GIVEN TASK: The line holding "extent=[0, 1, 0, 0.05], aspect='auto')" is the last one to output; start at the first line of the data, keep every line in between exactly, and leave out pictures.

INFORMATION SHOWN:
:::::
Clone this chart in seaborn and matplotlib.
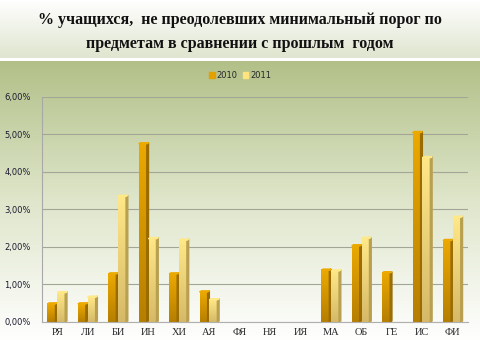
import numpy as np
import pandas as pd
import matplotlib
matplotlib.use('Agg')
import matplotlib.pyplot as plt
import seaborn as sns
from matplotlib.colors import LinearSegmentedColormap
from matplotlib.patches import Polygon
from matplotlib.ticker import FuncFormatter

sns.set_style('white')

subjects = ['РЯ', 'ЛИ', 'БИ', 'ИН', 'ХИ', 'АЯ', 'ФЯ', 'НЯ', 'ИЯ', 'МА', 'ОБ', 'ГЕ', 'ИС', 'ФИ']
pct_2010 = [0.48, 0.48, 1.28, 4.75, 1.28, 0.80, 0.0, 0.0, 0.0, 1.38, 2.03, 1.31, 5.05, 2.17]
pct_2011 = [0.78, 0.66, 3.35, 2.22, 2.18, 0.59, 0.0, 0.0, 0.0, 1.36, 2.23, 0.0, 4.38, 2.79]
years = ['2010', '2011']
colors = ['#E3A000', '#FFE37F']
# top -> bottom shades for the bar faces, and side shade
face_grad = {'2010': ['#ECA900', '#B67E00'], '2011': ['#FFE888', '#D6B968']}
side_col = {'2010': '#9A6C00', '2011': '#B8A050'}

df = pd.DataFrame({
    'Предмет': subjects * 2,
    'Год': [years[0]] * len(subjects) + [years[1]] * len(subjects),
    'Процент': pct_2010 + pct_2011,
})

fig = plt.figure(figsize=(4.8, 3.6), dpi=100)

# background gradients
bg = fig.add_axes([0, 0, 1, 1])
bg.set_xlim(0, 1)
bg.set_ylim(0, 1)
bg.axis('off')
top_cmap = LinearSegmentedColormap.from_list('top', ['#ffffff', '#dfe5cf'])
bot_cmap = LinearSegmentedColormap.from_list('bot', ['#b2c088', '#dfe6cb', '#ffffff'])
grad = np.linspace(0, 1, 256).reshape(-1, 1)
bg.imshow(grad, cmap=top_cmap, extent=[0, 1, 0.84, 1], aspect='auto', origin='upper')
bg.imshow(grad, cmap=bot_cmap, extent=[0, 1, 0.05, 0.828], aspect='auto', origin='upper')
bg.imshow(np.ones((2, 2)), cmap=LinearSegmentedColormap.from_list('w', ['#ffffff', '#ffffff']),
          extent=[0, 1, 0, 0.05], aspect='auto')

fig.text(0.5, 0.945, '% учащихся,  не преодолевших минимальный порог по',
         ha='center', va='center', fontsize=11.5, fontweight='bold',
         family='Liberation Serif', color='#111111')
fig.text(0.5, 0.878, 'предметам в сравнении с прошлым  годом',
         ha='center', va='center', fontsize=11.5, fontweight='bold',
         family='Liberation Serif', color='#111111')

ax = fig.add_axes([0.0875, 0.1056, 0.8875, 0.625])
ax.set_facecolor('none')
sns.barplot(data=df, x='Предмет', y='Процент', hue='Год', palette=colors,
            width=0.64, ax=ax, saturation=1, legend=False, linewidth=0)

ax.set_ylim(0, 6)
xlim = ax.get_xlim()

# gradient faces + dark side for a 3D look, built from the seaborn bar patches
n = len(subjects)
for i, p in enumerate(ax.patches[:2 * n]):
    yr = years[i // n]
    x0, w, h = p.get_x(), p.get_width(), p.get_height()
    if h <= 0:
        continue
    cm = LinearSegmentedColormap.from_list('f' + yr, face_grad[yr])
    im = ax.imshow(grad, cmap=cm, extent=[x0, x0 + w * 0.82, 0, h],
                   aspect='auto', origin='upper', zorder=p.get_zorder())
    side = Polygon([[x0 + w * 0.82, 0], [x0 + w, 0.03], [x0 + w, h + 0.03],
                    [x0 + w * 0.82, h]], closed=True, color=side_col[yr],
                   zorder=p.get_zorder())
    top = Polygon([[x0, h], [x0 + w * 0.82, h], [x0 + w, h + 0.03],
                   [x0 + w * 0.18, h + 0.03]], closed=True, color=face_grad[yr][0],
                  zorder=p.get_zorder())
    ax.add_patch(side)
    ax.add_patch(top)
    p.set_visible(False)

ax.set_xlim(xlim)
ax.set_ylim(0, 6)
ax.set_yticks(np.arange(0, 7, 1))
ax.yaxis.set_major_formatter(FuncFormatter(lambda v, p: f'{v:.2f}%'.replace('.', ',')))
ax.grid(axis='y', color='#a3a697', linewidth=0.8)
ax.set_axisbelow(True)
for s in ['top', 'right']:
    ax.spines[s].set_visible(False)
ax.spines['left'].set_color('#a8a8a8')
ax.spines['bottom'].set_color('#b0b0b0')
ax.set_xlabel('')
ax.set_ylabel('')
ax.tick_params(axis='y', labelsize=6, length=0, pad=8, labelcolor='#1a1a30')
ax.tick_params(axis='x', length=0, pad=4)
for lbl in ax.get_xticklabels():
    lbl.set_family('Liberation Serif')
    lbl.set_fontsize(7.5)

handles = [plt.Rectangle((0, 0), 1, 1, color=c) for c in colors]
fig.legend(handles, years, loc='center', bbox_to_anchor=(0.5, 0.79), ncol=2,
           frameon=False, fontsize=6, handlelength=0.7, handleheight=0.7,
           handletextpad=0.2, columnspacing=0.6)

fig.savefig('out.png', dpi=100)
:::::
EXERCISE ANSWER:
Clone this chart in seaborn and matplotlib.
import numpy as np
import pandas as pd
import matplotlib
matplotlib.use('Agg')
import matplotlib.pyplot as plt
import seaborn as sns
from matplotlib.colors import LinearSegmentedColormap
from matplotlib.patches import Polygon
from matplotlib.ticker import FuncFormatter

sns.set_style('white')

subjects = ['РЯ', 'ЛИ', 'БИ', 'ИН', 'ХИ', 'АЯ', 'ФЯ', 'НЯ', 'ИЯ', 'МА', 'ОБ', 'ГЕ', 'ИС', 'ФИ']
pct_2010 = [0.48, 0.48, 1.28, 4.75, 1.28, 0.80, 0.0, 0.0, 0.0, 1.38, 2.03, 1.31, 5.05, 2.17]
pct_2011 = [0.78, 0.66, 3.35, 2.22, 2.18, 0.59, 0.0, 0.0, 0.0, 1.36, 2.23, 0.0, 4.38, 2.79]
years = ['2010', '2011']
colors = ['#E3A000', '#FFE37F']
# top -> bottom shades for the bar faces, and side shade
face_grad = {'2010': ['#ECA900', '#B67E00'], '2011': ['#FFE888', '#D6B968']}
side_col = {'2010': '#9A6C00', '2011': '#B8A050'}

df = pd.DataFrame({
    'Предмет': subjects * 2,
    'Год': [years[0]] * len(subjects) + [years[1]] * len(subjects),
    'Процент': pct_2010 + pct_2011,
})

fig = plt.figure(figsize=(4.8, 3.6), dpi=100)

# background gradients
bg = fig.add_axes([0, 0, 1, 1])
bg.set_xlim(0, 1)
bg.set_ylim(0, 1)
bg.axis('off')
top_cmap = LinearSegmentedColormap.from_list('top', ['#ffffff', '#dfe5cf'])
bot_cmap = LinearSegmentedColormap.from_list('bot', ['#b2c088', '#dfe6cb', '#ffffff'])
grad = np.linspace(0, 1, 256).reshape(-1, 1)
bg.imshow(grad, cmap=top_cmap, extent=[0, 1, 0.84, 1], aspect='auto', origin='upper')
bg.imshow(grad, cmap=bot_cmap, extent=[0, 1, 0.05, 0.828], aspect='auto', origin='upper')
bg.imshow(np.ones((2, 2)), cmap=LinearSegmentedColormap.from_list('w', ['#ffffff', '#ffffff']),
          extent=[0, 1, 0, 0.05], aspect='auto')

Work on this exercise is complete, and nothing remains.